De acordo com Gênesis 2, o homem foi criado antes da mulher. Os judeus usavam essa diferença cronológica para provar que as mulheres eram inferiores. Paulo refuta esse argumento indicando que, de acordo com a vontade de Deus, todo homem hoje tem uma mãe. Por isso, se o argumento cronológico é invocado, isso prova que o homem é inferior. Em 1Coríntios  11,11, Paulo insiste que a mulher é totalmente igual ao homem na Igreja [1].

A escolha de Paulo de usar imagens femininas de uma mulher durante o parto (Gálatas 4,19) [2] e do cuidado feminino (1Tessalonicenses 2,7) [3] para descrever seu próprio ministério evidencia o seu reconhecimento de que os talentos do profeta são encontrados mais freqüentemente entre as mulheres do que entre os homens. Como a graça está baseada na natureza, não surpreende que as mulheres apareçam tão freqüentemente entre os líderes das igrejas paulinas.

IHU On-Line – Paulo está sendo relido hoje por vários filósofos da atualidade, como, por exemplo, como Alain Badiou, Giorgio Agamben, Jacob Taubes, Jean-François Lyotard e Slavoj Zizek. A que se deve esta relevância contemporânea da figura e atuação de Paulo?

Jerome Murphy O'Connor – Se Paulo é lido por filósofos contemporâneos, deve ser porque eles finalmente acordaram para o poder dos insights e o amplo alcance de suas sínteses teológicas. No passado, os filósofos desprezaram automaticamente o que a Igreja venerava, para grande prejuízo deles.

IHU On-Line – Quais são os principais elementos da teologia paulina que deveriam ser recuperados tendo em vista o diálogo intercultural hoje?

Jerome Murphy O'Connor – O aspecto-chave da teologia de Paulo que precisa ser enfatizado hoje é a sua visão da sociedade e da igreja. A sociedade, como ele a viu, era caracterizada acima de todas as divisões.

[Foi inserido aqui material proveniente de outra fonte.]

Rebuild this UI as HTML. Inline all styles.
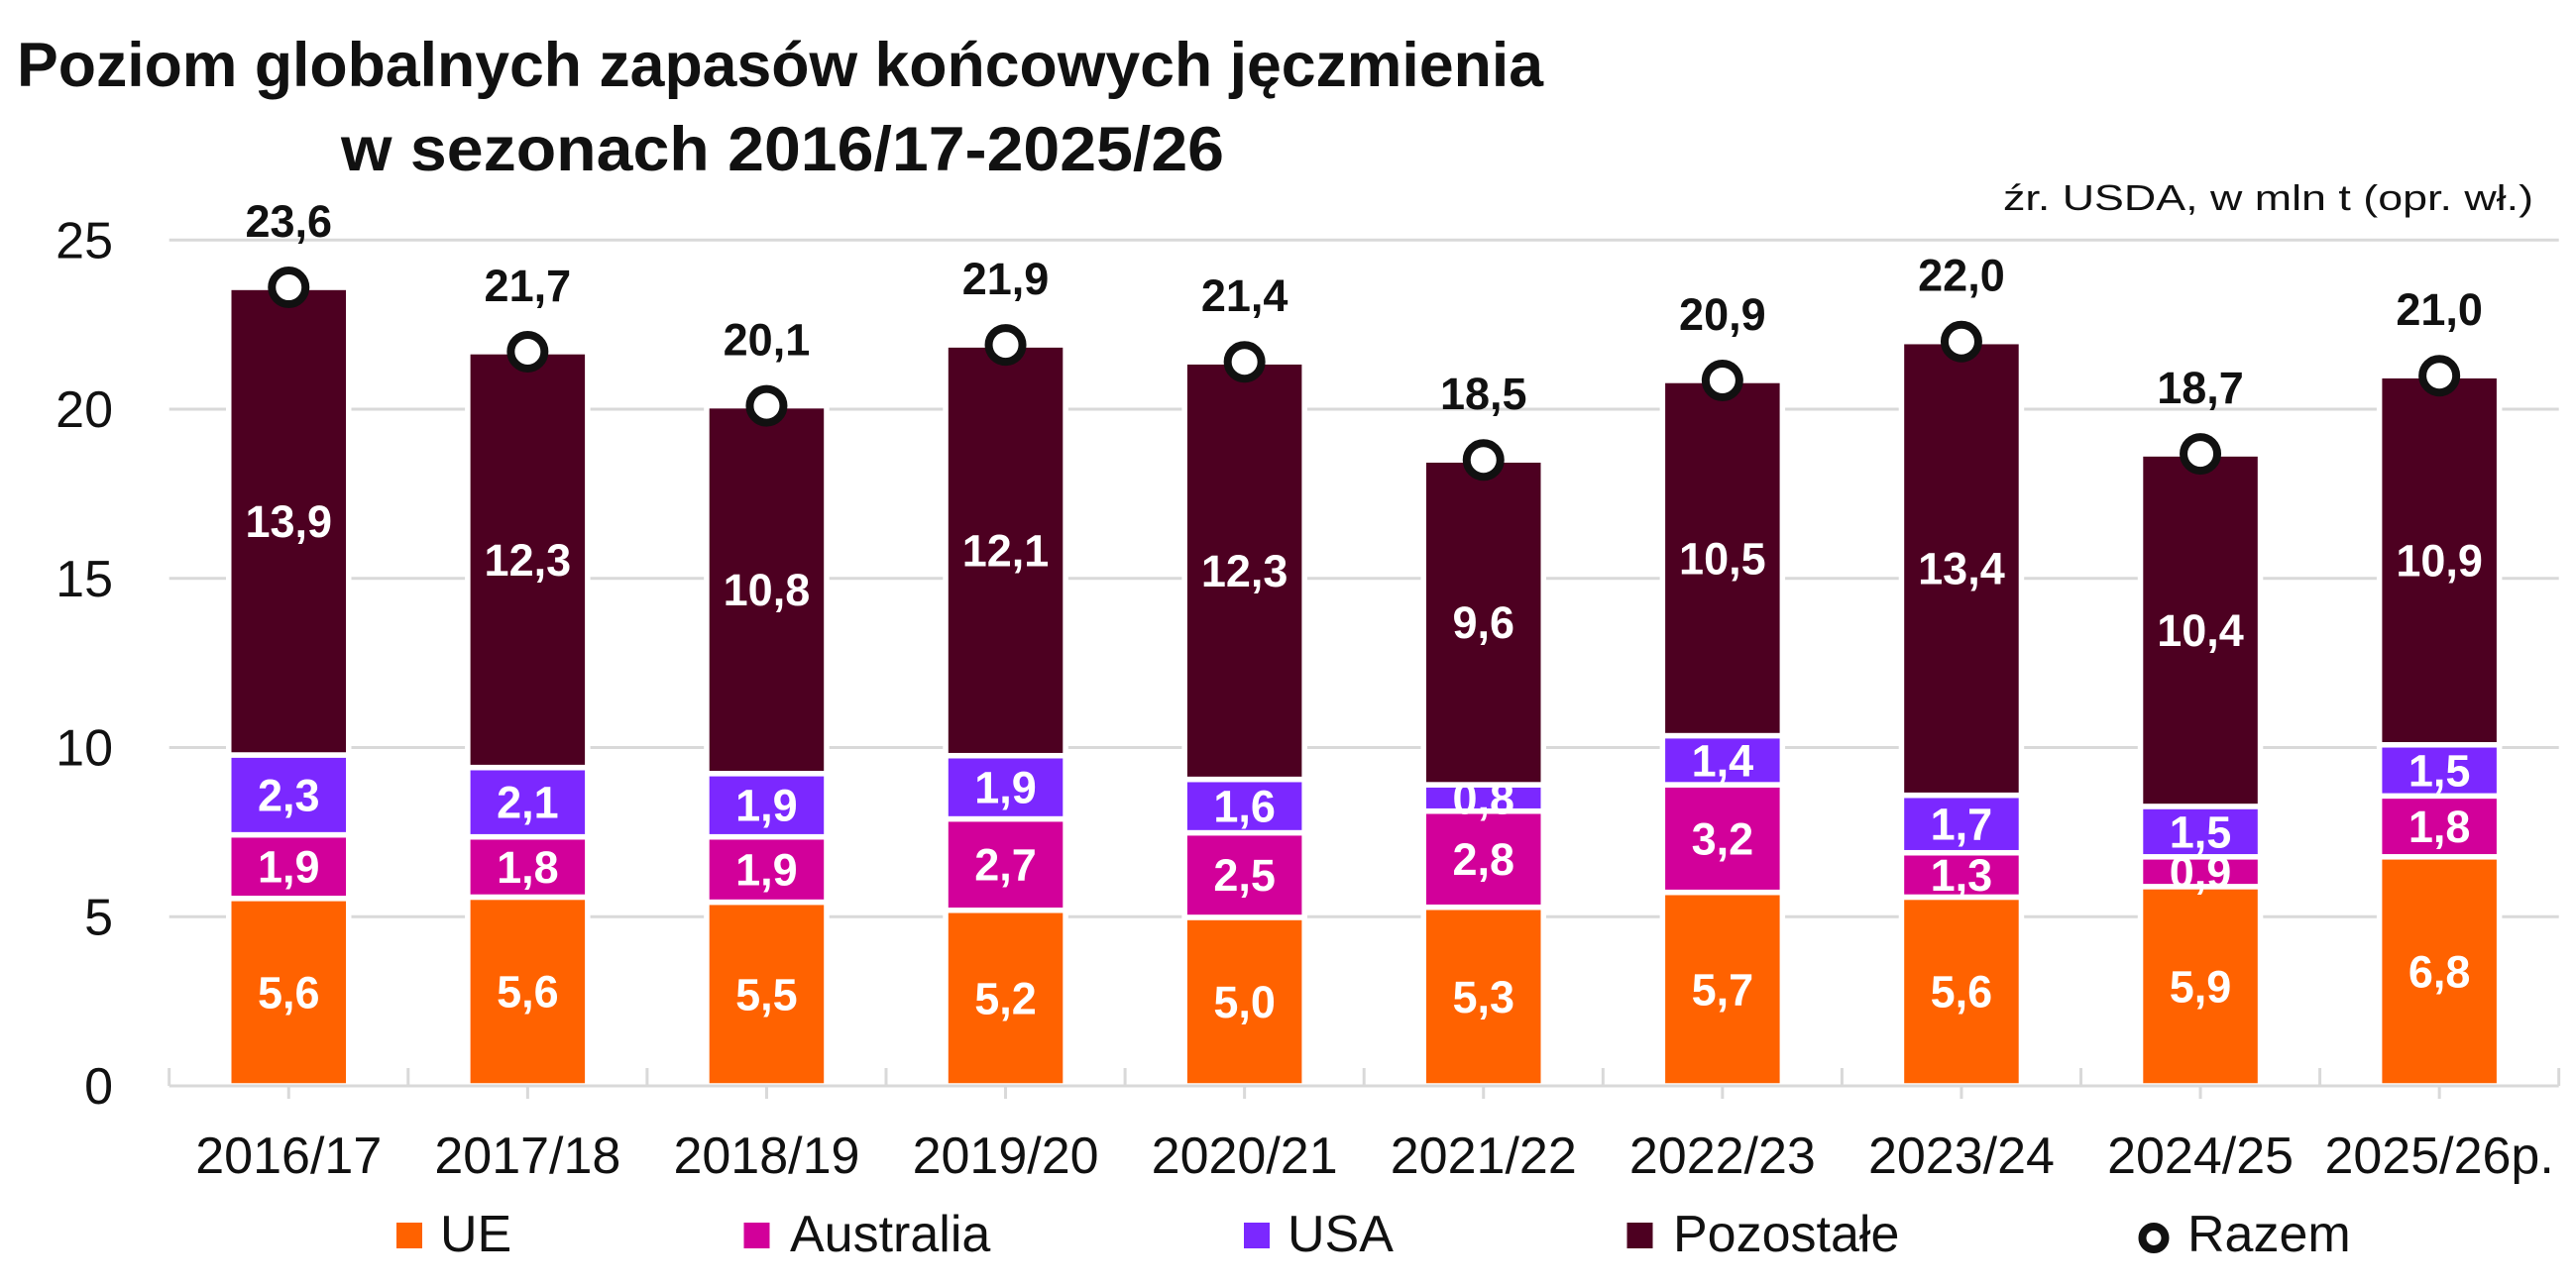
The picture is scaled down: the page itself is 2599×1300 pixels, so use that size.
<!DOCTYPE html>
<html>
<head>
<meta charset="utf-8">
<style>
  html, body { margin: 0; padding: 0; background: #ffffff; }
  svg { display: block; }
  text { font-family: "Liberation Sans", "DejaVu Sans", sans-serif; }
  .ax { font-size: 52px; fill: #111; }
  .lab { font-size: 45px; font-weight: bold; fill: #ffffff; text-anchor: middle; }
  .tot { font-size: 45px; font-weight: bold; fill: #111; text-anchor: middle; }
  .leg { font-size: 52px; fill: #111; }
</style>
</head>
<body>
<svg width="2599" height="1300" viewBox="0 0 2599 1300" xmlns="http://www.w3.org/2000/svg">
  <rect x="0" y="0" width="2599" height="1300" fill="#ffffff"/>

  <!-- Title -->
  <text x="17" y="87" font-size="63" font-weight="bold" fill="#111" textLength="1540" lengthAdjust="spacingAndGlyphs">Poziom globalnych zapasów końcowych jęczmienia</text>
  <text x="344" y="172" font-size="63" font-weight="bold" fill="#111" textLength="891" lengthAdjust="spacingAndGlyphs">w sezonach 2016/17-2025/26</text>
  <text x="2021" y="212" font-size="36" fill="#111" textLength="535" lengthAdjust="spacingAndGlyphs">źr. USDA, w mln t (opr. wł.)</text>

  <!-- Gridlines -->
  <g stroke="#d9d9d9" stroke-width="3">
    <line x1="170.7" y1="925.25" x2="2581.7" y2="925.25"/>
    <line x1="170.7" y1="754.5" x2="2581.7" y2="754.5"/>
    <line x1="170.7" y1="583.75" x2="2581.7" y2="583.75"/>
    <line x1="170.7" y1="413" x2="2581.7" y2="413"/>
    <line x1="170.7" y1="242.25" x2="2581.7" y2="242.25"/>
  </g>

  <!-- Y axis labels -->
  <g class="ax" text-anchor="end">
    <text x="114" y="1114">0</text>
    <text x="114" y="943.25">5</text>
    <text x="114" y="772.5">10</text>
    <text x="114" y="601.75">15</text>
    <text x="114" y="431">20</text>
    <text x="114" y="260.25">25</text>
  </g>

  <!-- Bars -->
  <g stroke="#ffffff" stroke-width="5.5">
    <!-- 0 -->
    <rect x="230.75" y="906.81" width="121" height="189.19" fill="#FF6200"/>
    <rect x="230.75" y="842.61" width="121" height="64.2" fill="#D2009A"/>
    <rect x="230.75" y="762.01" width="121" height="80.6" fill="#7B28FF"/>
    <rect x="230.75" y="290.06" width="121" height="471.95" fill="#4D0021"/>
    <!-- 1 -->
    <rect x="471.85" y="905.44" width="121" height="190.56" fill="#FF6200"/>
    <rect x="471.85" y="844.66" width="121" height="60.78" fill="#D2009A"/>
    <rect x="471.85" y="774.65" width="121" height="70.01" fill="#7B28FF"/>
    <rect x="471.85" y="354.94" width="121" height="419.71" fill="#4D0021"/>
    <!-- 2 -->
    <rect x="712.95" y="910.57" width="121" height="185.43" fill="#FF6200"/>
    <rect x="712.95" y="844.66" width="121" height="65.91" fill="#D2009A"/>
    <rect x="712.95" y="780.8" width="121" height="63.86" fill="#7B28FF"/>
    <rect x="712.95" y="409.58" width="121" height="371.22" fill="#4D0021"/>
    <!-- 3 -->
    <rect x="954.05" y="918.76" width="121" height="177.24" fill="#FF6200"/>
    <rect x="954.05" y="826.56" width="121" height="92.2" fill="#D2009A"/>
    <rect x="954.05" y="762.7" width="121" height="63.86" fill="#7B28FF"/>
    <rect x="954.05" y="348.11" width="121" height="414.59" fill="#4D0021"/>
    <!-- 4 -->
    <rect x="1195.15" y="925.93" width="121" height="170.07" fill="#FF6200"/>
    <rect x="1195.15" y="840.56" width="121" height="85.37" fill="#D2009A"/>
    <rect x="1195.15" y="786.6" width="121" height="53.96" fill="#7B28FF"/>
    <rect x="1195.15" y="365.19" width="121" height="421.41" fill="#4D0021"/>
    <!-- 5 -->
    <rect x="1436.25" y="915.69" width="121" height="180.31" fill="#FF6200"/>
    <rect x="1436.25" y="818.7" width="121" height="96.99" fill="#D2009A"/>
    <rect x="1436.25" y="792.06" width="121" height="26.64" fill="#7B28FF"/>
    <rect x="1436.25" y="464.22" width="121" height="327.84" fill="#4D0021"/>
    <!-- 6 -->
    <rect x="1677.35" y="900.66" width="121" height="195.34" fill="#FF6200"/>
    <rect x="1677.35" y="792.06" width="121" height="108.6" fill="#D2009A"/>
    <rect x="1677.35" y="742.55" width="121" height="49.51" fill="#7B28FF"/>
    <rect x="1677.35" y="383.97" width="121" height="358.58" fill="#4D0021"/>
    <!-- 7 -->
    <rect x="1918.45" y="905.44" width="121" height="190.56" fill="#FF6200"/>
    <rect x="1918.45" y="860.71" width="121" height="44.73" fill="#D2009A"/>
    <rect x="1918.45" y="802.65" width="121" height="58.06" fill="#7B28FF"/>
    <rect x="1918.45" y="344.7" width="121" height="457.95" fill="#4D0021"/>
    <!-- 8 -->
    <rect x="2159.55" y="894.86" width="121" height="201.14" fill="#FF6200"/>
    <rect x="2159.55" y="864.8" width="121" height="30.06" fill="#D2009A"/>
    <rect x="2159.55" y="813.92" width="121" height="50.88" fill="#7B28FF"/>
    <rect x="2159.55" y="458.08" width="121" height="355.84" fill="#4D0021"/>
    <!-- 9 -->
    <rect x="2400.65" y="864.8" width="121" height="231.2" fill="#FF6200"/>
    <rect x="2400.65" y="803.33" width="121" height="61.47" fill="#D2009A"/>
    <rect x="2400.65" y="751.77" width="121" height="51.56" fill="#7B28FF"/>
    <rect x="2400.65" y="379.19" width="121" height="372.58" fill="#4D0021"/>
  </g>

  <!-- X axis line and ticks -->
  <g stroke="#d9d9d9" stroke-width="3">
    <line x1="170.7" y1="1096" x2="2581.7" y2="1096"/>
    <line x1="170.7" y1="1078" x2="170.7" y2="1096"/>
    <line x1="411.8" y1="1078" x2="411.8" y2="1096"/>
    <line x1="652.9" y1="1078" x2="652.9" y2="1096"/>
    <line x1="894" y1="1078" x2="894" y2="1096"/>
    <line x1="1135.1" y1="1078" x2="1135.1" y2="1096"/>
    <line x1="1376.2" y1="1078" x2="1376.2" y2="1096"/>
    <line x1="1617.3" y1="1078" x2="1617.3" y2="1096"/>
    <line x1="1858.4" y1="1078" x2="1858.4" y2="1096"/>
    <line x1="2099.5" y1="1078" x2="2099.5" y2="1096"/>
    <line x1="2340.6" y1="1078" x2="2340.6" y2="1096"/>
    <line x1="2581.7" y1="1078" x2="2581.7" y2="1096"/>
    <line x1="291.25" y1="1097" x2="291.25" y2="1109"/>
    <line x1="532.35" y1="1097" x2="532.35" y2="1109"/>
    <line x1="773.45" y1="1097" x2="773.45" y2="1109"/>
    <line x1="1014.55" y1="1097" x2="1014.55" y2="1109"/>
    <line x1="1255.65" y1="1097" x2="1255.65" y2="1109"/>
    <line x1="1496.75" y1="1097" x2="1496.75" y2="1109"/>
    <line x1="1737.85" y1="1097" x2="1737.85" y2="1109"/>
    <line x1="1978.95" y1="1097" x2="1978.95" y2="1109"/>
    <line x1="2220.05" y1="1097" x2="2220.05" y2="1109"/>
    <line x1="2461.15" y1="1097" x2="2461.15" y2="1109"/>
  </g>

  <!-- Segment labels -->
  <g class="lab">
    <text x="291.25" y="1017.4">5,6</text>
    <text x="291.25" y="890.7">1,9</text>
    <text x="291.25" y="818.3">2,3</text>
    <text x="291.25" y="542">13,9</text>

    <text x="532.35" y="1016.7">5,6</text>
    <text x="532.35" y="891.1">1,8</text>
    <text x="532.35" y="825.7">2,1</text>
    <text x="532.35" y="580.8">12,3</text>

    <text x="773.45" y="1019.3">5,5</text>
    <text x="773.45" y="893.6">1,9</text>
    <text x="773.45" y="828.7">1,9</text>
    <text x="773.45" y="611.2">10,8</text>

    <text x="1014.55" y="1023.4">5,2</text>
    <text x="1014.55" y="888.7">2,7</text>
    <text x="1014.55" y="810.6">1,9</text>
    <text x="1014.55" y="571.4">12,1</text>

    <text x="1255.65" y="1027">5,0</text>
    <text x="1255.65" y="899.2">2,5</text>
    <text x="1255.65" y="829.6">1,6</text>
    <text x="1255.65" y="591.9">12,3</text>

    <text x="1496.75" y="1021.8">5,3</text>
    <text x="1496.75" y="883.2">2,8</text>
    <text x="1496.75" y="821.4">0,8</text>
    <text x="1496.75" y="644.1">9,6</text>

    <text x="1737.85" y="1014.3">5,7</text>
    <text x="1737.85" y="862.4">3,2</text>
    <text x="1737.85" y="783.3">1,4</text>
    <text x="1737.85" y="579.3">10,5</text>

    <text x="1978.95" y="1016.7">5,6</text>
    <text x="1978.95" y="899.1">1,3</text>
    <text x="1978.95" y="847.7">1,7</text>
    <text x="1978.95" y="589.7">13,4</text>

    <text x="2220.05" y="1011.4">5,9</text>
    <text x="2220.05" y="895.8">0,9</text>
    <text x="2220.05" y="855.4">1,5</text>
    <text x="2220.05" y="652">10,4</text>

    <text x="2461.15" y="996.4">6,8</text>
    <text x="2461.15" y="850.1">1,8</text>
    <text x="2461.15" y="793.6">1,5</text>
    <text x="2461.15" y="581.5">10,9</text>
  </g>

  <!-- Razem markers -->
  <g fill="#ffffff" stroke="#111111" stroke-width="8">
    <circle cx="291.25" cy="290.06" r="17"/>
    <circle cx="532.35" cy="354.94" r="17"/>
    <circle cx="773.45" cy="409.58" r="17"/>
    <circle cx="1014.55" cy="348.11" r="17"/>
    <circle cx="1255.65" cy="365.19" r="17"/>
    <circle cx="1496.75" cy="464.22" r="17"/>
    <circle cx="1737.85" cy="383.97" r="17"/>
    <circle cx="1978.95" cy="344.7" r="17"/>
    <circle cx="2220.05" cy="458.08" r="17"/>
    <circle cx="2461.15" cy="379.19" r="17"/>
  </g>

  <!-- Total labels -->
  <g class="tot">
    <text x="291.25" y="239">23,6</text>
    <text x="532.35" y="303.9">21,7</text>
    <text x="773.45" y="358.6">20,1</text>
    <text x="1014.55" y="297.1">21,9</text>
    <text x="1255.65" y="314.2">21,4</text>
    <text x="1496.75" y="413.2">18,5</text>
    <text x="1737.85" y="333">20,9</text>
    <text x="1978.95" y="293.7">22,0</text>
    <text x="2220.05" y="407.1">18,7</text>
    <text x="2461.15" y="328.2">21,0</text>
  </g>

  <!-- X labels -->
  <g class="ax" text-anchor="middle">
    <text x="291.25" y="1184">2016/17</text>
    <text x="532.35" y="1184">2017/18</text>
    <text x="773.45" y="1184">2018/19</text>
    <text x="1014.55" y="1184">2019/20</text>
    <text x="1255.65" y="1184">2020/21</text>
    <text x="1496.75" y="1184">2021/22</text>
    <text x="1737.85" y="1184">2022/23</text>
    <text x="1978.95" y="1184">2023/24</text>
    <text x="2220.05" y="1184">2024/25</text>
    <text x="2461.15" y="1184">2025/26p.</text>
  </g>

  <!-- Legend -->
  <rect x="400" y="1234" width="26" height="26" fill="#FF6200"/>
  <text class="leg" x="444" y="1263">UE</text>
  <rect x="750.5" y="1234" width="26" height="26" fill="#D2009A"/>
  <text class="leg" x="797" y="1263">Australia</text>
  <rect x="1255" y="1234" width="26" height="26" fill="#7B28FF"/>
  <text class="leg" x="1299" y="1263">USA</text>
  <rect x="1641.5" y="1234" width="26" height="26" fill="#4D0021"/>
  <text class="leg" x="1688" y="1263">Pozostałe</text>
  <circle cx="2173" cy="1249.5" r="11.5" fill="#ffffff" stroke="#111111" stroke-width="8"/>
  <text class="leg" x="2207" y="1263">Razem</text>
</svg>
</body>
</html>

No nível macro, havia blocos religiosos (judeus-gentios), econômicos (mestres-escravos) e sociais (homem-mulher), enquanto no micro os indivíduos eram separados por limites de medo ou dúvida. Essa era a descrição do mundo que ele tinha que salvar. Em minha opinião, ainda é uma descrição perfeita do mundo em que vivemos. Isso nos força a perguntar: o que o cristianismo conquistou de fato?

A igreja de Paulo é, acima de tudo, comunidade. Somente quando essa comunidade é uma realidade é que o ensinamento de Jesus tem sentido e se torna vivo. Somente quando a igreja local é Cristo na terra (o Corpo de Cristo) é possível ter uma eucaristia válida. Somente quando a igreja local está ardendo com o fervor do bom exemplo nós estamos livres do falso sistema de valores da sociedade. Somente quando vivemos em uma comunidade em que o amor é sempre ativo é que nossas orações são respondidas. Paulo intima a igreja de hoje a um novo sentido de realidade, que repudia o nominalismo e o verbalismo que caracteriza a Igreja hoje.